For Linux-based systems, partitions often come in pairs; one for the kernel and one for the file system. For our purposes we can treat them as a single unit.
This process can be pre-empted if you want to boot from an external source, usually via serial or USB connection. This is convenient for development, particularly when you are likely to have a serial debug connector in place anyway, though programming via JTAG will usually be faster. However neither of these are methods you are likely to want to use for field upgrades.
The basic mechanism of upgrading is simply one of taking a new image that has somehow been delivered to your device and putting it into a currently unused partition. There are several ways of doing this. Simplest is to suspend the entire running firmware and invoke the bootloader.

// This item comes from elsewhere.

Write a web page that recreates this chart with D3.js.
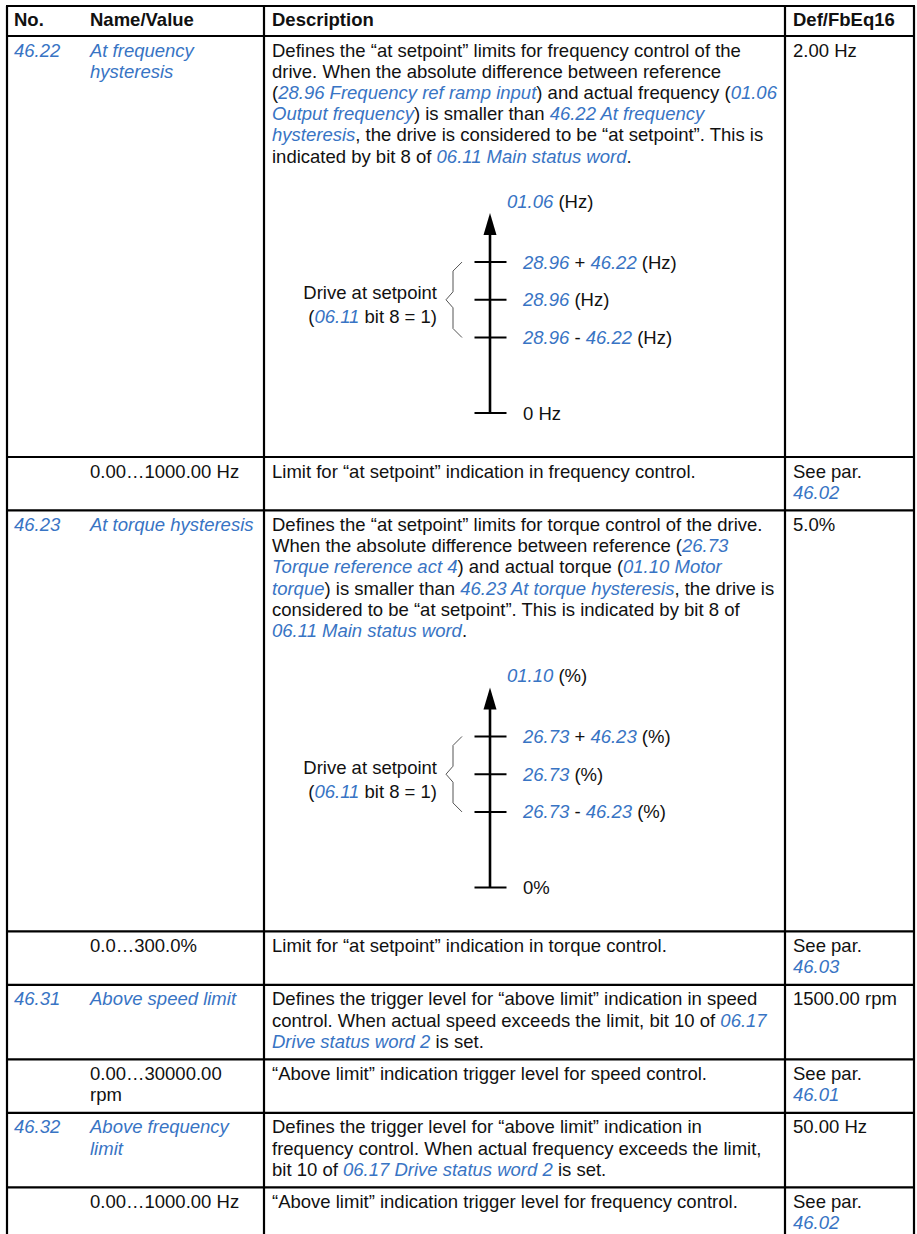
<!DOCTYPE html>
<html>
<head>
<meta charset="utf-8">
<script src="https://cdn.jsdelivr.net/npm/d3@7"></script>
<style>
  html, body { margin: 0; padding: 0; background: #fff; }
  svg { display: block; }
  text { font-family: "Liberation Sans", Arial, sans-serif; font-size: 18.5px; fill: #111; }
</style>
</head>
<body>
<svg id="chart" width="917" height="1234"></svg>
<script>
// ---------- DATA ----------
// {…} marks a cross-reference (blue italic)
const headers = ["No.", "Name/Value", "Description", "Def/FbEq16"];

const rowNumbers = ["{46.22}", "", "{46.23}", "", "{46.31}", "", "{46.32}", ""];

const rowNames = [
  ["{At frequency}", "{hysteresis}"],
  ["0.00…1000.00 Hz"],
  ["{At torque hysteresis}"],
  ["0.0…300.0%"],
  ["{Above speed limit}"],
  ["0.00…30000.00", "rpm"],
  ["{Above frequency}", "{limit}"],
  ["0.00…1000.00 Hz"]
];

const rowDescriptions = [
  ["Defines the “at setpoint” limits for frequency control of the",
   "drive. When the absolute difference between reference",
   "({28.96 Frequency ref ramp input}) and actual frequency ({01.06}",
   "{Output frequency}) is smaller than {46.22 At frequency}",
   "{hysteresis}, the drive is considered to be “at setpoint”. This is",
   "indicated by bit 8 of {06.11 Main status word}."],
  ["Limit for “at setpoint” indication in frequency control."],
  ["Defines the “at setpoint” limits for torque control of the drive.",
   "When the absolute difference between reference ({26.73}",
   "{Torque reference act 4}) and actual torque ({01.10 Motor}",
   "{torque}) is smaller than {46.23 At torque hysteresis}, the drive is",
   "considered to be “at setpoint”. This is indicated by bit 8 of",
   "{06.11 Main status word}."],
  ["Limit for “at setpoint” indication in torque control."],
  ["Defines the trigger level for “above limit” indication in speed",
   "control. When actual speed exceeds the limit, bit 10 of {06.17}",
   "{Drive status word 2} is set."],
  ["“Above limit” indication trigger level for speed control."],
  ["Defines the trigger level for “above limit” indication in",
   "frequency control. When actual frequency exceeds the limit,",
   "bit 10 of {06.17 Drive status word 2} is set."],
  ["“Above limit” indication trigger level for frequency control."]
];

const rowDefaults = [
  ["2.00 Hz"], ["See par.", "{46.02}"], ["5.0%"], ["See par.", "{46.03}"],
  ["1500.00 rpm"], ["See par.", "{46.01}"], ["50.00 Hz"], ["See par.", "{46.02}"]
];

// diagram contents (row index -> labels)
const diagramRows = [0, 2];
const diagramTitles = ["{01.06} (Hz)", "{01.10} (%)"];
const diagramTickLabels = [
  ["0 Hz", "{28.96} - {46.22} (Hz)", "{28.96} (Hz)", "{28.96} + {46.22} (Hz)"],
  ["0%", "{26.73} - {46.23} (%)", "{26.73} (%)", "{26.73} + {46.23} (%)"]
];
const diagramTickLevels = [0, 2, 3, 4];   // zero, lower limit, setpoint, upper limit
const diagramAxisTop = 5.3;
const diagramBandLabel = ["Drive at setpoint", "({06.11} bit 8 = 1)"];

// ---------- LAYOUT ----------
const BLUE = "#3874c4";
const LH = 21.2;
const tableTop = 6, headerH = 30, diagramRowH = 421;
const colEdges = [7, 264, 785, 914];
const colText = d3.scaleOrdinal().domain([0, 1, 2, 3]).range([14, 90, 272, 793]);

const svg = d3.select("#chart");

function parseSegs(str) {
  const segs = [];
  const re = /\{([^}]*)\}/g;
  let last = 0, m;
  while ((m = re.exec(str)) !== null) {
    if (m.index > last) segs.push({ t: str.slice(last, m.index), link: false });
    segs.push({ t: m[1], link: true });
    last = re.lastIndex;
  }
  if (last < str.length) segs.push({ t: str.slice(last), link: false });
  return segs;
}

function richLine(g, x, y, str, anchor) {
  const t = g.append("text").attr("x", x).attr("y", y)
    .attr("text-anchor", anchor || "start").attr("xml:space", "preserve");
  t.selectAll("tspan").data(parseSegs(str)).join("tspan")
    .text(d => d.t)
    .attr("fill", d => d.link ? BLUE : "#111")
    .attr("font-style", d => d.link ? "italic" : "normal");
  return t;
}

function richLines(g, x, y0, lines) {
  lines.forEach((l, i) => richLine(g, x, y0 + i * LH, l));
}

// row heights
const rowHeights = rowDescriptions.map((d, i) => {
  if (diagramRows.includes(i)) return diagramRowH;
  const n = Math.max(d.length, rowNames[i].length, rowDefaults[i].length, 2);
  return 11 + n * LH;
});
const rowTops = [];
let acc = tableTop + headerH;
rowHeights.forEach(h => { rowTops.push(acc); acc += h; });

// header
headers.forEach((h, i) => {
  svg.append("text").attr("x", colText(i)).attr("y", tableTop + 20)
    .attr("font-weight", "bold").text(h);
});

// rows
const rowsG = svg.append("g");
rowDescriptions.forEach((desc, i) => {
  const g = rowsG.append("g");
  const y0 = rowTops[i] + 20.5;
  if (rowNumbers[i]) richLine(g, colText(0), y0, rowNumbers[i]);
  richLines(g, colText(1), y0, rowNames[i]);
  richLines(g, colText(2), y0, desc);
  richLines(g, colText(3), y0, rowDefaults[i]);
});

// diagrams
const axisX = 490;
const yLevel = d3.scaleLinear().domain([0, diagramAxisTop]).range([377, 177]);
diagramRows.forEach((ri, k) => {
  const g = svg.append("g").attr("transform", `translate(0,${rowTops[ri]})`);
  const tip = yLevel(diagramAxisTop);
  // axis line
  g.append("line").attr("x1", axisX).attr("x2", axisX)
    .attr("y1", yLevel(0)).attr("y2", tip + 20)
    .attr("stroke", "#000").attr("stroke-width", 2.6);
  // arrow head
  g.append("path")
    .attr("d", `M${axisX},${tip} L${axisX - 6.5},${tip + 22} L${axisX + 6.5},${tip + 22} Z`)
    .attr("fill", "#000");
  // title
  richLine(g, 507, tip - 5, diagramTitles[k]);
  // ticks
  g.selectAll("line.tick").data(diagramTickLevels).join("line")
    .attr("class", "tick")
    .attr("x1", axisX - 15.5).attr("x2", axisX + 16.5)
    .attr("y1", d => yLevel(d)).attr("y2", d => yLevel(d))
    .attr("stroke", "#000").attr("stroke-width", 2);
  diagramTickLevels.forEach((lv, j) => {
    richLine(g, 523, yLevel(lv) + 6.5, diagramTickLabels[k][j]);
  });
  // brace
  const y1 = yLevel(diagramTickLevels[3]), y2 = yLevel(diagramTickLevels[1]);
  const ym = yLevel(diagramTickLevels[2]);
  const xr = 462, xm = 453, xt = 446;
  g.append("path")
    .attr("d", `M${xr},${y1} L${xm},${y1 + 9} L${xm},${ym - 8} L${xt},${ym} L${xm},${ym + 8} L${xm},${y2 - 9} L${xr},${y2}`)
    .attr("fill", "none").attr("stroke", "#555").attr("stroke-width", 1);
  // band label
  richLine(g, 437, ym - 0.5, diagramBandLabel[0], "end");
  richLine(g, 437, ym + 23.5, diagramBandLabel[1], "end");
});

// grid lines
const gridG = svg.append("g").attr("stroke", "#000").attr("stroke-width", 2.2);
const hLines = [tableTop, tableTop + headerH].concat(rowTops.slice(1));
gridG.selectAll("line.h").data(hLines).join("line")
  .attr("x1", colEdges[0] - 1).attr("x2", colEdges[3] + 1)
  .attr("y1", d => d).attr("y2", d => d);
gridG.selectAll("line.v").data(colEdges).join("line")
  .attr("x1", d => d).attr("x2", d => d)
  .attr("y1", tableTop).attr("y2", 1234);
</script>
</body>
</html>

This is the most practical solution if you or your customers have direct access to the device and can copy the new image to the bootloader somehow. U-Boot supports DFU (Device Firmware Upgrade) through USB access for exactly this purpose, and we have written custom serial downloaders to do the same thing. Typically this approach works best for products that are not network connected and which will not have their firmware upgraded often. Engine control units in cars, for example, are only ever upgraded by a service engineer.
If your product is part of the Internet of Things or is otherwise network connected, the obvious way to proceed is to use that network connection to push a new image to the device. This absolutely must be secured properly. Network security for embedded devices is a complex subject, and the pros and cons of various approaches are constantly changing. For example, using TLS certificates with very long lifetimes has been a popular approach in the past, but the recent decision of the CA/Browser Forum to slowly reduce the maximum lifetime of a certificate to 47 days makes it a lot less attractive.
Assuming you have a secure mechanism for downloading and new firmware, you then have to decide whether you wait until you have a full valid image before writing it to flash or writing it piece-by-piece. Despite the obvious potential problems with faulty downloads, the latter approach is often the best bet. Firmware images are frequently larger than the amount of RAM that can be set aside to download them into. The trick here is to ensure that your partitions have a “valid” marker that you guarantee will not indicate the partition is valid until you explicitly set it. Exactly how this is most easily done will depend on how the flash memory in your device behaves.
There is a strong argument for keeping this upgrade code in the bootloader, or at least that part of it that writes to flash and validates the images. The bootloader will need to know the validation method anyway in order to select a partition to boot from. The bootloader should also be some of the best tested code in the system, being relatively small and self-contained, making it less likely that bugs will creep into the upgrade system.
That’s a brief summary of how you can get downloaded firmware into your device, but how does it know there is firmware to download? There are a variety of methods depending on how smart your device is and how much user interaction it has. The basic mechanism usually involves querying some central resource, for example a field of an AWS device shadow, to see if something new is available. The device can then retrieve (“pull”) the new firmware from a known (nominally) safe location and apply it as appropriate. Security is obviously a primary concern, and as previously mentioned that is something of a moving target in the embedded world.
An alternative approach involves “pushing” the upgrade, actively sending it to the device rather than passively waiting for the device to ask. This approach makes sense in many circumstances, particularly where a device has no real user interface, but has its own security risks. The device needs to be absolutely certain that upgrade information is coming from a trusted source. Again this is a complex subject with many disagreements about the best method of securing the connection, and we don’t propose to go into any detail here.
We have tended to favour “pull” upgrade systems for connected devices, largely because the process is straightforward to manage and gives the embedded device the flexibility to upgrade when it is not otherwise busy. Whatever method you choose, you should plan out roughly how it is going to work early in the design stage. Every mechanism will have its own costs and benefits, some more obvious than others, and the sooner you have a specification the sooner you can evaluate those costs and benefits. It may even help to bring home the point that these are ongoing costs, ones that will have to be met for the lifetime of the device.
In-field upgrades are a subject that often gets very little consideration at the start of the project. Don’t push them aside like that; give the system some proper thought and you will have far fewer nasty surprises as development goes on.